Most light commercials are subject to lower speed limits than cars, says the DVSA. While the 70mph motorway limit and the 30mph limit in built-up areas are the same, for LCVs the dual-carriageway limit is 60mph and the single-carriageway limit is 50mph. All these limits apply unless lower limits are posted.
However, car-derived vans with a gross weight not exceeding 2.0 tonnes are subject to higher single- and dual-carriageway limits of 60mph and 70mph respectively, again unless lower limits are posted. Speeding can result in a fine of up to £1,000 rising to £2,500 if the offence is committed on a motorway, says the DVSA. To these penalties can be added three to six licence penalty points.
While rigid vehicles grossing at up to 3.5 tonnes do not have to be equipped with a tachograph, the driver is nonetheless still subject to Drivers’ Hours rules. In this case, however, we are talking about the UK's domestic Drivers’ Hours rules (and not the EU’s), which apply if you drive on business for more than four hours a day.
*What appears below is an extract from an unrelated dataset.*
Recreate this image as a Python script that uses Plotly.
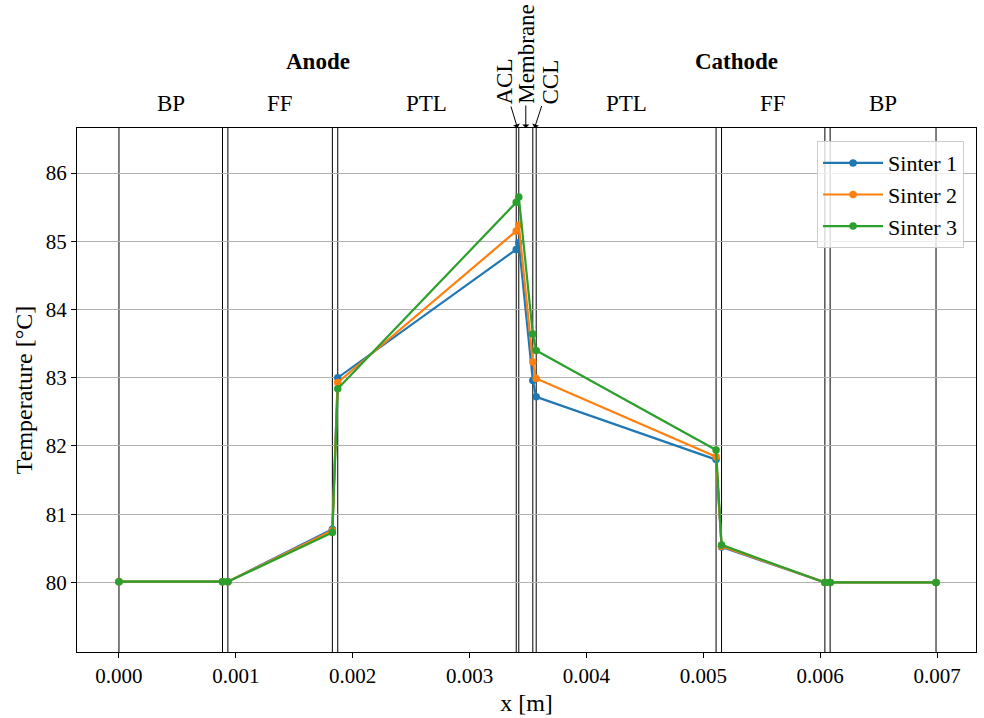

They restrict you to a total daily driving time of 11 hours – more than enough for any van driver – and you can be fined up to £300 for exceeding the limit.
Never, ever drink and drive. It is totally irresponsible and the penalties if you are found to be over the limit can be severe. You are over the drink/drive limit in England, Wales and Northern Ireland if you have alcohol levels of 35 micrograms per 100 millilitres of breath, 80 milligrammes per 100 millilitres of blood or 107 milligrammes per 100 millilitres of urine. In Scotland the limits are stricter, at 22µg, 50mg and 67mg respectively. Breach them and you will face a driving ban of at least a year plus a hefty fine.